Proponents of a high-speed train to link California’s major
cities and compete with airlines for customers have set their
sights on South County.
Proponents of a high-speed train to link California’s major cities and compete with airlines for customers have set their sights on South County.
The proposed bullet train would need approval from the California legislature, plus voter approval for the state to issue $9 billion in bonds to help pay for it. It is also heavily dependent on a possible federal bond measure that the U.S. House’s Transportation Committee recently approved. That bond still needs approval by the full U.S. Congress and a presidential signature.
The California High Speed Rail Authority has listed two possible South County routes for the still-on-the-drawing-board bullet train: south along Monterey Highway through Morgan Hill and then east into Henry W. Coe State Park, or it could instead continue to Gilroy and then head east to climb Pacheco Pass. South County would serve to link the Bay Area and the Central Valley.
The idea to send the 200-mph, $25-billion bullet train speeding through the state’s second-largest park has environmentalists, understandably, up in arms.

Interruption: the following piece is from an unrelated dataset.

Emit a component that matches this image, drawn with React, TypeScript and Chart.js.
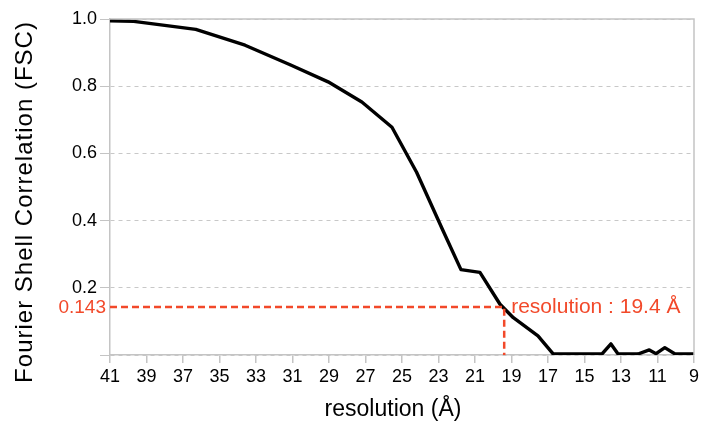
import React, { useEffect, useRef } from "react";
import { Chart, registerables } from "chart.js";

Chart.register(...registerables);

const resolution = [41, 39.7, 36.3, 33.6, 31.1, 29.05, 27.2, 25.55, 24.2, 22.75, 21.77, 20.73, 19.63, 18.9, 17.55, 16.73, 14.04, 13.55, 13.16, 12.07, 11.45, 11.08, 10.6, 10.04, 9];
const fsc = [0.995, 0.993, 0.969, 0.922, 0.863, 0.813, 0.753, 0.678, 0.544, 0.37, 0.254, 0.246, 0.151, 0.111, 0.057, 0.004, 0.003, 0.033, 0.003, 0.003, 0.015, 0.004, 0.022, 0.003, 0.003];
const xTicks = [41, 39, 37, 35, 33, 31, 29, 27, 25, 23, 21, 19, 17, 15, 13, 11, 9];
const yTicks = [0, 0.143, 0.2, 0.4, 0.6, 0.8, 1.0];
const threshold = 0.143;
const cutoff = 19.4;
const xTitle = "resolution (Å)";
const yTitle = "Fourier Shell Correlation (FSC)";

const RED = "#f2492a";
const FONT = "'Liberation Sans', Arial, Helvetica, sans-serif";

export default function App() {
  const ref = useRef<HTMLCanvasElement | null>(null);
  useEffect(() => {
    document.body.style.margin = "0";
    const canvas = ref.current!;
    const framePlugin = {
      id: "frame",
      afterDraw(chart: any) {
        const { ctx, chartArea } = chart;
        const xs = chart.scales.x;
        const ys = chart.scales.y;
        ctx.save();
        ctx.strokeStyle = "#c4c4c4";
        ctx.lineWidth = 1.5;
        ctx.beginPath();
        ctx.moveTo(chartArea.left, chartArea.top);
        ctx.lineTo(chartArea.right, chartArea.top);
        ctx.lineTo(chartArea.right, chartArea.bottom);
        ctx.stroke();
        const ty = ys.getPixelForValue(threshold);
        ctx.fillStyle = RED;
        ctx.textBaseline = "middle";
        ctx.font = `21px ${FONT}`;
        ctx.textAlign = "left";
        ctx.fillText(`resolution : ${cutoff} Å`, xs.getPixelForValue(cutoff) + 7, ty);
        ctx.font = `19px ${FONT}`;
        ctx.textAlign = "right";
        ctx.fillText(String(threshold), chartArea.left - 4, ty + 1);
        // axis titles
        ctx.fillStyle = "#000";
        ctx.font = `23px ${FONT}`;
        ctx.textAlign = "center";
        ctx.fillText(xTitle, (chartArea.left + chartArea.right) / 2 - 9, 410);
        ctx.translate(25, chartArea.bottom - 153);
        ctx.rotate(-Math.PI / 2);
        ctx.font = `24px ${FONT}`;
        (ctx as any).letterSpacing = "1px";
        ctx.fillText(yTitle, 0, 0);
        ctx.restore();
      },
    };
    const chart = new Chart(canvas, {
      type: "line",
      data: {
        datasets: [
          {
            data: [
              { x: resolution[0], y: threshold },
              { x: cutoff, y: threshold },
              { x: cutoff, y: 0 },
            ],
            borderColor: RED,
            borderWidth: 2.5,
            borderDash: [7, 4],
            pointRadius: 0,
            tension: 0,
          },
          {
            data: resolution.map((r, i) => ({ x: r, y: fsc[i] })),
            borderColor: "#000",
            borderWidth: 3.4,
            pointRadius: 0,
            tension: 0,
            borderJoinStyle: "round",
          },
        ],
      },
      options: {
        animation: false,
        responsive: false,
        layout: { padding: { top: 19, right: 10, left: 0, bottom: 0 } },
        plugins: { legend: { display: false }, tooltip: { enabled: false } },
        scales: {
          x: {
            type: "linear",
            reverse: true,
            min: 9,
            max: 41,
            afterBuildTicks: (s: any) => {
              s.ticks = xTicks.map((v) => ({ value: v }));
            },
            afterFit: (s: any) => {
              s.height = 68;
            },
            grid: { drawOnChartArea: false, color: "#c4c4c4", tickLength: 8, lineWidth: 1.5 },
            border: { color: "#c4c4c4", width: 1.5 },
            ticks: { color: "#000", font: { size: 18, family: FONT }, padding: 3, maxRotation: 0, autoSkip: false },
            title: { display: false },
          },
          y: {
            min: 0,
            max: 1,
            afterBuildTicks: (s: any) => {
              s.ticks = yTicks.map((v) => ({ value: v }));
            },
            afterFit: (s: any) => {
              s.width = 110;
            },
            grid: {
              color: (c: any) => (c.tick && c.tick.value === threshold ? "rgba(0,0,0,0)" : "#c8c8c8"),
              tickColor: (c: any) => (c.tick && c.tick.value === threshold ? "rgba(0,0,0,0)" : "#c4c4c4"),
              tickLength: 10,
              lineWidth: 1,
            },
            border: { color: "#c4c4c4", width: 1.5, dash: [4, 4] },
            ticks: {
              color: "#000",
              font: { size: 18, family: FONT },
              padding: 3,
              autoSkip: false,
              callback: (v: any) => (v === 0 || v === threshold ? "" : Number(v).toFixed(1)),
            },
            title: { display: false },
          },
        },
      },
      plugins: [framePlugin],
    } as any);
    return () => chart.destroy();
  }, []);
  return (
    <div style={{ width: 704, height: 423, background: "#fff" }}>
      <canvas ref={ref} width={704} height={423} />
    </div>
  );
}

“… To have a 200 miles per hour train coming through a protected state park is irresponsible and ridiculous,” Dennis Pinion, director of Advocates for Coe Park, told reporter Zeb Carabello. “… You can’t estimate what you would lose in the park because it can’t be replaced.”
He’s right.
The Pacheco Pass alternative would likely cost more to accomplish, due largely to the multiple land owners with whom the railroad authority would have to negotiate, but when compared to the priceless, pristine wilderness a bullet train would threaten in Coe Park, it’s a no-brainer.
Unlike Gilroy Mayor Tom Springer, who has already pooh-poohed the bullet train idea (he’d prefer to spend the $25 billion on more freeways), we’re not ready to just dismiss the entire concept of a high-speed railway connecting San Diego, Los Angeles, the Central Valley, the Bay Area and Sacramento.
But, if the funding and voter gods smile on the bullet train, allowing it to become a reality, it shouldn’t make tracks through Coe Park.